This month’s Teaching Children Mathematics (a publication of the National Council of Teachers of Mathematics) reviews youcubed.org, a website designed to promote the current changes in math instruction (aka Common Core) while providing support for teachers and parents in that process. Youcubed and a free online course are offered through Stanford University under the leadership of math professor Jo Boaler. This site has multiple resources, including videos and lesson ideas which can be downloaded. Four headers run across the home page of youcubed with messages like “Mistakes Grow Your Brain” and “Depth not Speed.”
Categories on the home page include Teaching Ideas, Tasks, Online Courses, Knowledge Center, and Community. Here’s a sample of what’s available under Teaching Ideas:
- “Mindset,” which focuses on research suggesting that all kids can learn math at high levels,
- “Depth Not Speed,” with a single article on math anxiety created by timed math tests (I had hoped this section would include a discussion of the current pace of math instruction on many topics which leaves kids adrift, but that issue is addressed across the site)
- “Math Apps and Games,” including board games like Mancala
- “Number Sense” and “Multidimensional Math,” with strategies for broadening student success by allowing exploration and reflection
- “Making Group Work Equal,” which promotes a form of teaching math using the Complex Instruction teaching model (mixed ability groups, assigned roles for groups, focus on multiple ways of learning and explaining math, and direct instruction on student responsibility for one another). More on that method later.
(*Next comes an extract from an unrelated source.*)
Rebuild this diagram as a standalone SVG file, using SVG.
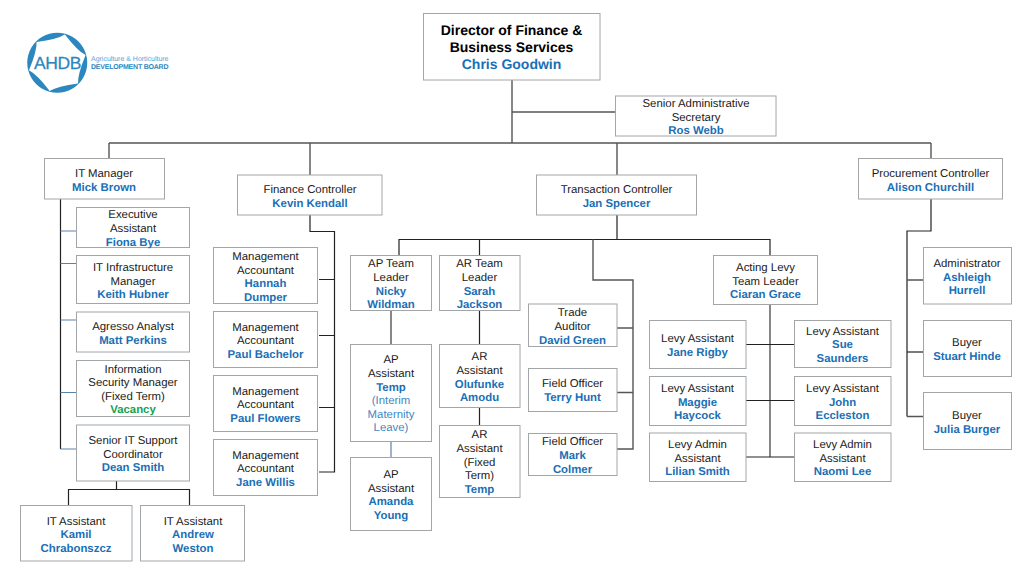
<svg xmlns="http://www.w3.org/2000/svg" width="1024" height="576" viewBox="0 0 1024 576">
<style>
text{font-family:"Liberation Sans",Arial,sans-serif;font-size:11.4px;text-anchor:middle;fill:#1a1a1a;text-rendering:geometricPrecision}
.n{font-weight:bold;fill:#1b6fb5}
.g{font-weight:bold;fill:#16a34f}
.l{fill:#3f87c4}
.d{font-size:14px;font-weight:bold;fill:#000}
.dn{font-size:14px;font-weight:bold;fill:#1b6fb5}
rect{fill:#fff;stroke:#a3a6a8;stroke-width:1}
#connectors path{fill:none;stroke:#222;stroke-width:1.2}
#connectors .b{stroke:#5b82ad}
#connectors .m{stroke:#555;stroke-width:1.4}
</style>
<g id="logo">
<path fill="#2b87bd" fill-rule="evenodd" d="M57.300 32.700A30 30 0 1 1 57.200 32.700ZM64.900 34.400Q77.650 50.950 85.600 55.100Q77.650 74.450 78 83.400Q57.300 86.200 49.700 91Q36.950 74.450 29 70.300Q36.950 50.950 36.600 42Q57.300 39.200 64.900 34.400Z"/>
<text x="34" y="69" textLength="47.500" style="font-size:17.500px;text-anchor:start;fill:#2b87bd;stroke:#2b87bd;stroke-width:.25">AHDB</text>
<text x="91" y="60.700" textLength="77.500" style="font-size:7px;text-anchor:start;fill:#5aa2cf">Agriculture &amp; Horticulture</text>
<text x="91" y="68.700" textLength="77.500" style="font-size:7px;font-weight:bold;text-anchor:start;fill:#2b87bd">DEVELOPMENT BOARD</text>
</g>
<g id="connectors">
<path class="m" d="M512 80V143M512 112H615M109 143H931M109 143V158M310 143V175M617 143V175M931 143V158"/>
<path d="M60.500 199V449"/>
<path class="b" d="M60.500 231H76M60.500 263.500H76M60.500 320H76M60.500 392.500H76M60.500 449H76"/>
<path d="M116.500 481V489.500M68.500 505V489.500H189.500V505"/>
<path d="M310 215V231.500H334.500V472H319M319 279.500H334.500M319 335.500H334.500M319 407.500H334.500"/>
<path d="M617 215V239.500M399 255V239.500H770V255M479.500 239.500V255"/>
<path class="m" d="M593 239.500V280H633V449H617M617 328H633M617 392.500H633"/>
<path class="m" d="M391 310V344"/>
<path class="b" d="M391 441V457"/>
<path d="M479.500 310V344M479.500 407V425"/>
<path class="m" d="M770 304V457"/>
<path d="M746 344.500H794M746 400.500H794M746 457H794"/>
<path d="M931 199V231H907V416.500"/>
<path class="m" d="M907 280H923M907 416.500H923"/>
<path d="M907 352H923"/>
</g>
<g id="director"><rect x="423.500" y="13.500" width="176.500" height="66.500"/><text x="511.500" y="35" class="d">Director of Finance &amp;</text><text x="511.500" y="52" class="d">Business Services</text><text x="511.500" y="69" class="dn">Chris Goodwin</text></g>
<g id="secretary"><rect x="615.500" y="96" width="160.500" height="40"/><text x="696" y="107">Senior Administrative</text><text x="696" y="120.500">Secretary</text><text x="696" y="134" class="n">Ros Webb</text></g>
<g id="it-manager"><rect x="44.500" y="158.500" width="120" height="40.500"/><text x="104" y="177">IT Manager</text><text x="104" y="190.500" class="n">Mick Brown</text></g>
<g id="finance-controller"><rect x="237.500" y="175" width="144.500" height="40"/><text x="310" y="193">Finance Controller</text><text x="310" y="206.500" class="n">Kevin Kendall</text></g>
<g id="transaction-controller"><rect x="536.500" y="175" width="160" height="40"/><text x="616.500" y="193">Transaction Controller</text><text x="616.500" y="206.500" class="n">Jan Spencer</text></g>
<g id="procurement-controller"><rect x="858.500" y="158.500" width="144" height="40.500"/><text x="930.500" y="177">Procurement Controller</text><text x="930.500" y="190.500" class="n">Alison Churchill</text></g>
<g id="exec-assistant"><rect x="76.500" y="207.500" width="113" height="40"/><text x="133" y="218">Executive</text><text x="133" y="232">Assistant</text><text x="133" y="245.500" class="n">Fiona Bye</text></g>
<g id="it-infrastructure"><rect x="76.500" y="255.500" width="113" height="48"/><text x="133" y="271">IT Infrastructure</text><text x="133" y="284.500">Manager</text><text x="133" y="298" class="n">Keith Hubner</text></g>
<g id="agresso"><rect x="76.500" y="312" width="113" height="40"/><text x="133" y="330">Agresso Analyst</text><text x="133" y="343.500" class="n">Matt Perkins</text></g>
<g id="info-security"><rect x="76.500" y="360.500" width="113" height="56"/><text x="133" y="372.500">Information</text><text x="133" y="386">Security Manager</text><text x="133" y="399.500">(Fixed Term)</text><text x="133" y="413" class="g">Vacancy</text></g>
<g id="senior-it"><rect x="76.500" y="425" width="113" height="56"/><text x="133" y="444">Senior IT Support</text><text x="133" y="457.500">Coordinator</text><text x="133" y="471" class="n">Dean Smith</text></g>
<g id="it-kamil"><rect x="20.500" y="505.500" width="111.500" height="55.500"/><text x="76" y="524.500">IT Assistant</text><text x="76" y="538" class="n">Kamil</text><text x="76" y="552" class="n">Chrabonszcz</text></g>
<g id="it-andrew"><rect x="140.500" y="505.500" width="104" height="55.500"/><text x="193" y="524.500">IT Assistant</text><text x="193" y="538" class="n">Andrew</text><text x="193" y="552" class="n">Weston</text></g>
<g id="ma-hannah"><rect x="213.500" y="247.500" width="104" height="56"/><text x="265.500" y="260">Management</text><text x="265.500" y="273.500">Accountant</text><text x="265.500" y="287" class="n">Hannah</text><text x="265.500" y="300.500" class="n">Dumper</text></g>
<g id="ma-paul-b"><rect x="213.500" y="311.500" width="104" height="56"/><text x="265.500" y="330.500">Management</text><text x="265.500" y="344">Accountant</text><text x="265.500" y="357.500" class="n">Paul Bachelor</text></g>
<g id="ma-paul-f"><rect x="213.500" y="375.500" width="104" height="56"/><text x="265.500" y="394.500">Management</text><text x="265.500" y="408">Accountant</text><text x="265.500" y="421.500" class="n">Paul Flowers</text></g>
<g id="ma-jane"><rect x="213.500" y="439.500" width="104" height="56"/><text x="265.500" y="458.500">Management</text><text x="265.500" y="472">Accountant</text><text x="265.500" y="485.500" class="n">Jane Willis</text></g>
<g id="ap-leader"><rect x="350.500" y="255.500" width="81" height="55"/><text x="391" y="267">AP Team</text><text x="391" y="281">Leader</text><text x="391" y="294.500" class="n">Nicky</text><text x="391" y="308" class="n">Wildman</text></g>
<g id="ar-leader"><rect x="439.500" y="255.500" width="80.500" height="55"/><text x="479.500" y="267">AR Team</text><text x="479.500" y="281">Leader</text><text x="479.500" y="294.500" class="n">Sarah</text><text x="479.500" y="308" class="n">Jackson</text></g>
<g id="ap-temp"><rect x="350.500" y="344.500" width="81" height="97"/><text x="391" y="363">AP</text><text x="391" y="377">Assistant</text><text x="391" y="390.500" class="n">Temp</text><text x="391" y="404" class="l">(Interim</text><text x="391" y="417.500" class="l">Maternity</text><text x="391" y="431" class="l">Leave)</text></g>
<g id="ap-amanda"><rect x="350.500" y="457.500" width="81" height="73"/><text x="391" y="478">AP</text><text x="391" y="491.500">Assistant</text><text x="391" y="505" class="n">Amanda</text><text x="391" y="519" class="n">Young</text></g>
<g id="ar-olufunke"><rect x="439.500" y="344.500" width="80.500" height="63"/><text x="479.500" y="360">AR</text><text x="479.500" y="374">Assistant</text><text x="479.500" y="387.500" class="n">Olufunke</text><text x="479.500" y="401" class="n">Amodu</text></g>
<g id="ar-temp"><rect x="439.500" y="425.500" width="80.500" height="72"/><text x="479.500" y="438">AR</text><text x="479.500" y="452">Assistant</text><text x="479.500" y="465.500">(Fixed</text><text x="479.500" y="479">Term)</text><text x="479.500" y="493" class="n">Temp</text></g>
<g id="trade-auditor"><rect x="528.500" y="304" width="88.500" height="42.500"/><text x="572.500" y="316">Trade</text><text x="572.500" y="330">Auditor</text><text x="572.500" y="343.500" class="n">David Green</text></g>
<g id="field-terry"><rect x="528.500" y="368.500" width="88.500" height="43"/><text x="572.500" y="387">Field Officer</text><text x="572.500" y="401" class="n">Terry Hunt</text></g>
<g id="field-mark"><rect x="528.500" y="433.500" width="88.500" height="42"/><text x="572.500" y="445">Field Officer</text><text x="572.500" y="459" class="n">Mark</text><text x="572.500" y="472.500" class="n">Colmer</text></g>
<g id="levy-leader"><rect x="713.500" y="255.500" width="104" height="49"/><text x="765.500" y="271">Acting Levy</text><text x="765.500" y="284.500">Team Leader</text><text x="765.500" y="298" class="n">Ciaran Grace</text></g>
<g id="levy-jane"><rect x="649.500" y="320.500" width="96.500" height="48"/><text x="697.500" y="342">Levy Assistant</text><text x="697.500" y="355.500" class="n">Jane Rigby</text></g>
<g id="levy-maggie"><rect x="649.500" y="376.500" width="96.500" height="49"/><text x="697.500" y="392">Levy Assistant</text><text x="697.500" y="405.500" class="n">Maggie</text><text x="697.500" y="419" class="n">Haycock</text></g>
<g id="levy-lilian"><rect x="649.500" y="433" width="96.500" height="48.500"/><text x="697.500" y="448">Levy Admin</text><text x="697.500" y="461.500">Assistant</text><text x="697.500" y="475" class="n">Lilian Smith</text></g>
<g id="levy-sue"><rect x="794.500" y="320.500" width="96.500" height="47"/><text x="842.500" y="334.500">Levy Assistant</text><text x="842.500" y="348" class="n">Sue</text><text x="842.500" y="361.500" class="n">Saunders</text></g>
<g id="levy-john"><rect x="794.500" y="376.500" width="96.500" height="49"/><text x="842.500" y="392">Levy Assistant</text><text x="842.500" y="405.500" class="n">John</text><text x="842.500" y="419" class="n">Eccleston</text></g>
<g id="levy-naomi"><rect x="794.500" y="433" width="96.500" height="48.500"/><text x="842.500" y="448">Levy Admin</text><text x="842.500" y="461.500">Assistant</text><text x="842.500" y="475" class="n">Naomi Lee</text></g>
<g id="administrator"><rect x="923.500" y="247.500" width="88" height="56.500"/><text x="967" y="267">Administrator</text><text x="967" y="280.500" class="n">Ashleigh</text><text x="967" y="294" class="n">Hurrell</text></g>
<g id="buyer-stuart"><rect x="923.500" y="320.500" width="88" height="56"/><text x="967" y="346">Buyer</text><text x="967" y="359.500" class="n">Stuart Hinde</text></g>
<g id="buyer-julia"><rect x="923.500" y="392.500" width="88" height="57"/><text x="967" y="419">Buyer</text><text x="967" y="432.500" class="n">Julia Burger</text></g>
</svg>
I am going to make my way through youcubed’s free online course (if I ever finish the other two on literacy which have kept me from blogging!). Youcubed is worth checking out since we are certainly not doing a terrific job teaching math as a nation. On the other hand, the site strongly advocates the use of the Common Core State Standards for Mathematics, which has its own “issues” for special needs kids. Although I agree with the value of authentic math problem solving, student reflection, and team work, I question how effectively this translates into actual math instruction in our public school bureaucracy. What do you think?